== What the exercise asks ==
Keep only the lines where "this" appears.
_ _ _
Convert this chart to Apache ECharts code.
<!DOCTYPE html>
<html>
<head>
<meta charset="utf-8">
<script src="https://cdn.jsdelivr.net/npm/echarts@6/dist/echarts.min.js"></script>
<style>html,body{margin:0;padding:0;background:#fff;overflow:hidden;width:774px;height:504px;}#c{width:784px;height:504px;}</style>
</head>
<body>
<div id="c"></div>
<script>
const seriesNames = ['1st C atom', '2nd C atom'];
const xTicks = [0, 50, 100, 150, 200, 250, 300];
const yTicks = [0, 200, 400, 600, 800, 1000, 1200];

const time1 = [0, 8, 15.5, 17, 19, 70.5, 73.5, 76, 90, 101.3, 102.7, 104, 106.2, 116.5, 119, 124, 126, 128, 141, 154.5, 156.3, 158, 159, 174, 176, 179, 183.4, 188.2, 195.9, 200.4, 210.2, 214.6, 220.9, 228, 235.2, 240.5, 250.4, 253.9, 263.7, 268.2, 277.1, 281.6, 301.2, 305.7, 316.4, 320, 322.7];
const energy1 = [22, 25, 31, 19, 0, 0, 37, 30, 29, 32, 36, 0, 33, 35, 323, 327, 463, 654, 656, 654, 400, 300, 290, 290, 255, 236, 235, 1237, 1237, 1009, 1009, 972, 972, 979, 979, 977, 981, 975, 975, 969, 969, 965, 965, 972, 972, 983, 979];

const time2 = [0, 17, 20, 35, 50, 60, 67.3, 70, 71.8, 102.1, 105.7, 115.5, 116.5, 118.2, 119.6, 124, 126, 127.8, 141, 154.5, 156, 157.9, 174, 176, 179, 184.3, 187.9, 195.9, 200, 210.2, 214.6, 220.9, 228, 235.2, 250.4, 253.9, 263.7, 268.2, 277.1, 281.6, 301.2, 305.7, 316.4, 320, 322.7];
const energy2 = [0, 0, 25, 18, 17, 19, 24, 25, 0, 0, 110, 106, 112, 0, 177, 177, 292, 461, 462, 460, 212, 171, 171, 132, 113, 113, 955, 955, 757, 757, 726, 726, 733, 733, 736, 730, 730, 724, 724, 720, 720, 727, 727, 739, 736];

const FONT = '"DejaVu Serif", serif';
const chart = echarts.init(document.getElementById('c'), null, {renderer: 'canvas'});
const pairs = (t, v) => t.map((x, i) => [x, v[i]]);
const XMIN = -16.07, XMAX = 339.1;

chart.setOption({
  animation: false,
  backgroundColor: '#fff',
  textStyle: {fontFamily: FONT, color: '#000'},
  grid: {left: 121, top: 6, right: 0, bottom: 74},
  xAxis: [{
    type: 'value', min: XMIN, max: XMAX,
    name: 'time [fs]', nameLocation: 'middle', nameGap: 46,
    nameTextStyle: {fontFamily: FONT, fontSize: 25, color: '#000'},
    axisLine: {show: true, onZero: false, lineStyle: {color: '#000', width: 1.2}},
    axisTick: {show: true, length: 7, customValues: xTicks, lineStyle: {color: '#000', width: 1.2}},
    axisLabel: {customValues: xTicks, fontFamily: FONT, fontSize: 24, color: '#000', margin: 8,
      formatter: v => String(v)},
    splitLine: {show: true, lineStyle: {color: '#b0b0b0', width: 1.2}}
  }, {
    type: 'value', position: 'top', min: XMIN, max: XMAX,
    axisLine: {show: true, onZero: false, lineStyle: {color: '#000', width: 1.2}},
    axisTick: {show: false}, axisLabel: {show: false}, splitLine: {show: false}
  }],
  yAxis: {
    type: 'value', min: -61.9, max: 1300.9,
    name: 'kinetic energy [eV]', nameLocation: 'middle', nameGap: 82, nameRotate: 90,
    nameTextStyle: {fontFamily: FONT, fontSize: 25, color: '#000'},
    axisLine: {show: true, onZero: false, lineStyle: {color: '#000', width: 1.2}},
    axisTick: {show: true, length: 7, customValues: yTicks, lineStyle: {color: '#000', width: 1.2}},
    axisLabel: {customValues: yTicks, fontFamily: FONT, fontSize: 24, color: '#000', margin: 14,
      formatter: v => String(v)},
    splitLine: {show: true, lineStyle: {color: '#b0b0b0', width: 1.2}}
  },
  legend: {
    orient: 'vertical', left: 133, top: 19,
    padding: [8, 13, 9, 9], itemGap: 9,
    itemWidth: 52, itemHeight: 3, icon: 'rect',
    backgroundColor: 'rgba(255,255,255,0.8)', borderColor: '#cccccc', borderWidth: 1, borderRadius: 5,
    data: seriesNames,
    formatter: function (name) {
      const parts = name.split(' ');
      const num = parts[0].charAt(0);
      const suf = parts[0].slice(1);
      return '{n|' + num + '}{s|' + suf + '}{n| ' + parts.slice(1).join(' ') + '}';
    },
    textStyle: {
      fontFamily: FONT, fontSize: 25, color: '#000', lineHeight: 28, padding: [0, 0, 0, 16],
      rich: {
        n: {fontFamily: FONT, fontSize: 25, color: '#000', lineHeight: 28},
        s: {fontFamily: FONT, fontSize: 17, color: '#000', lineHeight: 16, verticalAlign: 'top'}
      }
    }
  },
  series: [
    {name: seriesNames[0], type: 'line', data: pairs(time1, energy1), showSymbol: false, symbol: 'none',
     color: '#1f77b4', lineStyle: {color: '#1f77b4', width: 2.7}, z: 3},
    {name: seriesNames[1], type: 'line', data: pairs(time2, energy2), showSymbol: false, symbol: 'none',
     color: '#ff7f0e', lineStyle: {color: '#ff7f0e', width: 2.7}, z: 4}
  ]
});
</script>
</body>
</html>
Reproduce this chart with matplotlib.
_ _ _
== Written response ==
Convert this chart to Apache ECharts code.
Reproduce this chart with matplotlib.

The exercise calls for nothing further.